Sore itu, langit Kota Palu menggantung kelabu. Awan mendung mulai menutupi matahari. Di depan gerai Start Kitchen, Jalan Basuki Rahmat, sekelompok perempuan terlihat menenteng kantong belanja berisi alat-alat dapur wajan, cerek, hingga sendok kayu. Hari itu, Minggu, 10 Muharram 1447 Hijriah, mereka datang bukan karena imbauan, melainkan karena kebiasaan yang telah melekat.
“Sudah lama kami lakukan. Beli alat dapur di 10 Muharram, supaya rumah tangga tetap hangat dan rezeki lancar,” kata Laila, 47 tahun, warga Palu Timur. Ia baru saja membeli satu set panci aluminium yang menurutnya “pas sekali waktunya.”
Di dalam toko, rak-rak dapur tak pernah sepi. Suara aluminium beradu dengan obrolan ringan antar pengunjung. Ada yang datang sendiri, ada pula yang berombongan dengan keluarga mereka.
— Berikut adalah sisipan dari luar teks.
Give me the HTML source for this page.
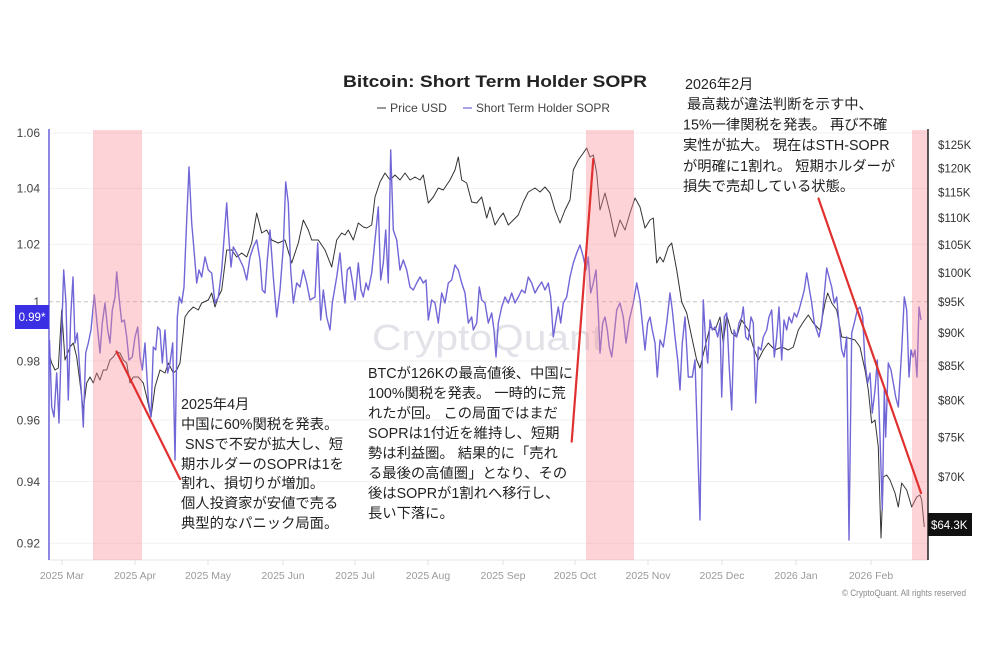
<!DOCTYPE html>
<html>
<head>
<meta charset="utf-8">
<style>
html,body{margin:0;padding:0;background:#fff;}
svg{display:block;}
text{font-family:"Liberation Sans","Noto Sans CJK JP",sans-serif;}
</style>
</head>
<body>
<svg width="990" height="660" viewBox="0 0 990 660" xmlns="http://www.w3.org/2000/svg">
<rect x="0" y="0" width="990" height="660" fill="#fff"/>

<!-- title & legend -->
<text x="343" y="87" font-size="17" font-weight="bold" fill="#222" textLength="304" lengthAdjust="spacingAndGlyphs">Bitcoin: Short Term Holder SOPR</text>
<line x1="377" y1="108" x2="386" y2="108" stroke="#555" stroke-width="1.2"/>
<text x="390" y="112" font-size="12" fill="#444" textLength="57" lengthAdjust="spacingAndGlyphs">Price USD</text>
<line x1="463" y1="108" x2="472" y2="108" stroke="#6f64d6" stroke-width="1.2"/>
<text x="476" y="112" font-size="12" fill="#444" textLength="134" lengthAdjust="spacingAndGlyphs">Short Term Holder SOPR</text>

<!-- watermark -->
<text x="372" y="350" font-size="36" fill="#e2e2e9" textLength="231" lengthAdjust="spacingAndGlyphs">CryptoQuant</text>

<!-- gridlines -->
<g stroke="#f1f1f1" stroke-width="1">
<line x1="49" y1="133" x2="928" y2="133"/>
<line x1="49" y1="188.5" x2="928" y2="188.5"/>
<line x1="49" y1="244.3" x2="928" y2="244.3"/>
<line x1="49" y1="361" x2="928" y2="361"/>
<line x1="49" y1="420" x2="928" y2="420"/>
<line x1="49" y1="481.5" x2="928" y2="481.5"/>
<line x1="49" y1="543.3" x2="928" y2="543.3"/>
</g>
<line x1="49" y1="301.7" x2="928" y2="301.7" stroke="#c4c4c4" stroke-width="1" stroke-dasharray="4,3"/>

<!-- bottom axis -->
<line x1="49" y1="560" x2="928" y2="560" stroke="#e6e6e6" stroke-width="1"/>
<g stroke="#e0e0e0" stroke-width="1">
<line x1="62" y1="560" x2="62" y2="565"/>
<line x1="135" y1="560" x2="135" y2="565"/>
<line x1="208" y1="560" x2="208" y2="565"/>
<line x1="283" y1="560" x2="283" y2="565"/>
<line x1="355" y1="560" x2="355" y2="565"/>
<line x1="428" y1="560" x2="428" y2="565"/>
<line x1="503" y1="560" x2="503" y2="565"/>
<line x1="575" y1="560" x2="575" y2="565"/>
<line x1="648" y1="560" x2="648" y2="565"/>
<line x1="722" y1="560" x2="722" y2="565"/>
<line x1="796" y1="560" x2="796" y2="565"/>
<line x1="871" y1="560" x2="871" y2="565"/>
</g>
<g font-size="10.5" fill="#9a9a9a" text-anchor="middle">
<text x="62" y="579">2025 Mar</text>
<text x="135" y="579">2025 Apr</text>
<text x="208" y="579">2025 May</text>
<text x="283" y="579">2025 Jun</text>
<text x="355" y="579">2025 Jul</text>
<text x="428" y="579">2025 Aug</text>
<text x="503" y="579">2025 Sep</text>
<text x="575" y="579">2025 Oct</text>
<text x="648" y="579">2025 Nov</text>
<text x="722" y="579">2025 Dec</text>
<text x="796" y="579">2026 Jan</text>
<text x="871" y="579">2026 Feb</text>
</g>

<!-- price line -->
<polyline fill="none" stroke="#333" stroke-width="1" stroke-linejoin="round" points="49.5,355 51.7,363 55,370 58.3,368 61.7,310 65,360 70,347 73.3,343 76.7,357 80,383 83.3,410 86.7,383 90,377 93.3,383 96.7,373 100,380 103.3,370 106.7,370 110,360 113.3,357 116.7,352 120,353 123.3,360 126.7,363 130,383 133.3,377 138.3,377 143.3,383 146.7,397 151,417 155,387 160,370 165,373 168.3,363 173.3,373 176.7,370 180,363 185,317 188.3,312 193.3,307 198.3,310 201.7,303 208.3,300 211.7,293 215,307 218.3,297 221.7,290 226.7,250 231.7,250 236.7,257 241.7,253 246.7,257 251.7,243 256.7,213 261.7,233 266.7,230 271.7,240 278.3,243 285,240 291.7,263 298.3,243 303.3,220 308.3,230 311.7,240 318.3,240 325,250 331.7,267 336.7,240 341.7,233 345,235 348.3,230 353.3,240 358.3,223 363.3,227 366.7,228 371.7,225 375,197 380,182 385,173 390,180 395,175 400,180 405,173 410,180 415,177 420,180 423.3,175 428.3,203 433.3,197 438.3,188 443.3,190 450,180 455,170 458.3,157 461.7,180 466.7,183 471.7,202 476.7,203 481.7,197 486.7,218 490,207 495,225 500,217 503.3,213 508.3,225 513.3,220 518.3,215 523.3,202 528.3,192 535,188 540,192 545,187 550,193 555,210 560,223 565,210 570,200 573.3,170 578.3,160 583.3,153 586.7,148 590,157 593.3,155 596.7,173 600,210 605,193 610,213 615,237 620,220 625,230 630,213 635,198 640,207 645,228 650,220 653.3,218 656.7,263 660,257 663.3,262 668.3,247 671.7,243 676.7,270 681.7,302 686.7,313 691.7,337 696.7,360 700,368 705,347 710,327 715,330 720,317 723.3,343 726.7,315 731.7,333 736.7,337 741.7,320 748.3,330 753.3,347 758.3,360 763.3,350 768.3,343 775,350 781.7,347 788.3,350 793.3,347 798.3,330 803.3,322 808.3,315 813.3,323 820,330 825,303 827.7,293 831.7,303 836.7,310 841.7,337 848.3,338 855,340 860,347 865,370 868.3,390 871.7,423 875,420 878.3,447 881,538 883.3,477 886.7,475 890,480 895,493 898.3,507 901.7,483 906.7,490 911.7,507 916.7,497 920,495 921.7,500 924.3,527"/>

<!-- SOPR line -->
<polyline fill="none" stroke="#7166d6" stroke-width="1.4" stroke-linejoin="round" points="49.5,340 51.7,407 54,417 56.7,373 59,423 61.7,330 63.7,270 66,303 68.3,400 70.7,317 73,277 75,343 77.3,333 79.3,363 81.7,397 83.3,427 85.7,353 88.3,343 91,330 94.3,295 97.7,330 100,353 102.3,323 105,303 107.7,330 110,343 112.3,310 115,297 116.7,272 119,297 121.7,322 124.3,320 126.7,337 129,360 132.3,357 135,337 137.7,327 140,357 142.3,370 145,343 148.3,400 151,417 153.3,347 155.7,350 157.7,327 160,330 162.3,363 165,330 167.7,373 170,363 172.7,343 175,460 177.3,317 179.3,297 181.7,303 184,287 186.7,220 189,167 191.7,223 194,250 196.7,283 199,270 201.7,277 205,257 208.3,270 211.7,273 215,303 218.3,297 221.7,270 226.7,203 228.3,230 231,267 233.3,247 236.7,253 240,260 243.3,267 246.7,280 250,257 253.3,247 256.7,240 260,260 262.3,290 265,293 267.3,260 270,230 273.3,277 276.7,317 280,290 283.3,247 285.7,182 288.3,203 290.7,270 293.3,303 296.7,283 300,287 303.3,270 306.7,283 310,300 315,297 317.7,243 320.7,320 323.3,290 326.7,317 330,330 332.3,303 336.7,277 340,253 342.7,285 345,303 347.3,270 350,267 352.7,283 355,300 358.3,263 361,290 363.3,297 366,283 368.3,290 371.7,273 375,240 378.3,207 380.7,280 383.3,263 385.7,230 388.3,283 390.7,150 393.3,230 396.7,240 400,270 403.3,260 406.7,270 410,287 413.3,290 416.7,283 420,277 423.3,283 426,280 428.3,320 431.7,300 435,303 438.3,323 441.7,293 445,303 448.3,283 451.7,280 455,265 458.3,270 461.7,283 465,293 468.3,323 471.7,317 473.3,330 476.7,323 479.3,287 481.7,300 485,303 488.3,323 491.7,313 494,330 496,357 498.3,323 501.7,307 505,297 508.3,303 511.7,293 515,303 518.3,297 521.7,290 525,293 528.3,277 531.7,283 535,293 538.3,287 541.7,282 545,290 548.3,283 550.7,297 553.3,337 556,320 558.3,307 560.7,323 563.3,303 566.7,297 570,277 573.3,263 576.7,253 580,245 583.3,257 586,270 588.3,257 590.7,293 593.3,283 596,270 598.3,313 600,353 602.7,323 605,317 607.3,330 609.3,347 611.7,357 614,337 616.7,310 620,303 623.3,317 626,343 629.3,320 633.3,303 636.7,283 640,300 642.3,323 645,350 647.7,323 650,317 652.3,330 655,343 657.3,377 660,340 663.3,347 666.7,323 670,293 672.3,310 675,337 677.7,360 680,390 682.3,343 685,317 688.3,377 692.3,377 695,360 697.7,447 700,520 701.7,390 703.3,300 705.7,343 707.7,363 710,320 712.3,330 715,327 717.7,337 720,323 721.7,397 724.3,317 726.7,313 729,363 731.7,410 734,330 736.7,337 739,323 741.7,317 743.3,307 745.7,337 748.3,340 751,317 753.3,323 755.7,403 758.3,347 761,350 763.3,337 766.7,330 769,317 771.7,310 774.3,357 776.7,337 779,307 781.7,360 784,320 786.7,330 789,317 791.7,323 794.3,313 796.7,317 799,310 801.7,300 804.3,290 806.7,273 809,287 811.7,303 814.3,323 816.7,330 819,337 821.7,323 824,297 826.7,268 829,277 831.7,287 834.3,303 836.7,297 839,323 841.7,350 844,357 846.7,337 849,540 851.7,333 853.3,327 855,320 857.3,310 860,307 862.7,317 865,363 867.7,383 870,373 872.3,413 875,390 877.3,360 880,437 882.3,510 884.3,390 885.7,437 888.3,363 891,370 893.3,383 895.7,397 898.3,407 901.7,350 904.3,297 906.7,310 909,377 911,350 913,357 915,350 917,377 919,307 921,320"/>

<!-- pink bands -->
<g fill="rgba(250,140,150,0.38)">
<rect x="93" y="130" width="49" height="430"/>
<rect x="586" y="130" width="48" height="430"/>
<rect x="912" y="130" width="16" height="430"/>
</g>

<!-- axes lines -->
<line x1="49" y1="129" x2="49" y2="560" stroke="#6a60d8" stroke-width="1.5"/>
<line x1="928" y1="129" x2="928" y2="560" stroke="#222" stroke-width="1.5"/>

<!-- left labels -->
<g font-size="12" fill="#444" text-anchor="end">
<text x="40" y="137">1.06</text>
<text x="40" y="192.6">1.04</text>
<text x="40" y="248.6">1.02</text>
<text x="40" y="306">1</text>
<text x="40" y="365.3">0.98</text>
<text x="40" y="424.3">0.96</text>
<text x="40" y="486">0.94</text>
<text x="40" y="547.6">0.92</text>
</g>
<rect x="15" y="305" width="34" height="24" fill="#3b2fe3"/>
<text x="32" y="321" font-size="11.5" fill="#fff" text-anchor="middle">0.99*</text>

<!-- right labels -->
<g font-size="11.5" fill="#333">
<text x="938" y="149">$125K</text>
<text x="938" y="172.4">$120K</text>
<text x="938" y="196.7">$115K</text>
<text x="938" y="222.2">$110K</text>
<text x="938" y="248.8">$105K</text>
<text x="938" y="276.8">$100K</text>
<text x="938" y="306.1">$95K</text>
<text x="938" y="337.1">$90K</text>
<text x="938" y="369.8">$85K</text>
<text x="938" y="404.6">$80K</text>
<text x="938" y="441.5">$75K</text>
<text x="938" y="481">$70K</text>
</g>
<rect x="928" y="513" width="44" height="23" fill="#111"/>
<text x="931" y="529" font-size="11.5" fill="#fff">$64.3K</text>

<!-- red annotation lines -->
<g stroke="#e0302f" stroke-width="2.2" stroke-linecap="round">
<line x1="116.5" y1="351.5" x2="180" y2="479"/>
<line x1="593.3" y1="159" x2="571.7" y2="441.7"/>
<line x1="818.5" y1="198.5" x2="921" y2="493"/>
</g>

<!-- annotations -->
<g font-size="14.3" fill="#222">
<text x="181" y="409">2025年4月</text>
<text x="181" y="429">中国に60%関税を発表。</text>
<text x="185" y="449">SNSで不安が拡大し、短</text>
<text x="181" y="469">期ホルダーのSOPRは1を</text>
<text x="181" y="488">割れ、損切りが増加。</text>
<text x="181" y="508">個人投資家が安値で売る</text>
<text x="181" y="528">典型的なパニック局面。</text>

<text x="368" y="378">BTCが126Kの最高値後、中国に</text>
<text x="368" y="398">100%関税を発表。 一時的に荒</text>
<text x="368" y="418">れたが回。 この局面ではまだ</text>
<text x="368" y="438">SOPRは1付近を維持し、短期</text>
<text x="368" y="458">勢は利益圏。 結果的に「売れ</text>
<text x="368" y="478">る最後の高値圏」となり、その</text>
<text x="368" y="498">後はSOPRが1割れへ移行し、</text>
<text x="368" y="518">長い下落に。</text>

<text x="685" y="89">2026年2月</text>
<text x="687" y="109">最高裁が違法判断を示す中、</text>
<text x="683" y="129.5">15%一律関税を発表。 再び不確</text>
<text x="683" y="150">実性が拡大。 現在はSTH-SOPR</text>
<text x="683" y="171">が明確に1割れ。 短期ホルダーが</text>
<text x="683" y="191">損失で売却している状態。</text>
</g>

<!-- copyright -->
<text x="842" y="596" font-size="9" fill="#888" textLength="124" lengthAdjust="spacingAndGlyphs">© CryptoQuant. All rights reserved</text>
</svg>
</body>
</html>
Tradisi mengganti alat dapur di 10 Muharram adalah jejak budaya yang terus bertahan di tengah kota yang berubah cepat.
Ia mungkin tak sepopuler bubur Asyura, tapi dari rumah ke rumah, dapur baru dihidupkan kembali oleh semangat yang sama; merawat keluarga dan menyambut berkah.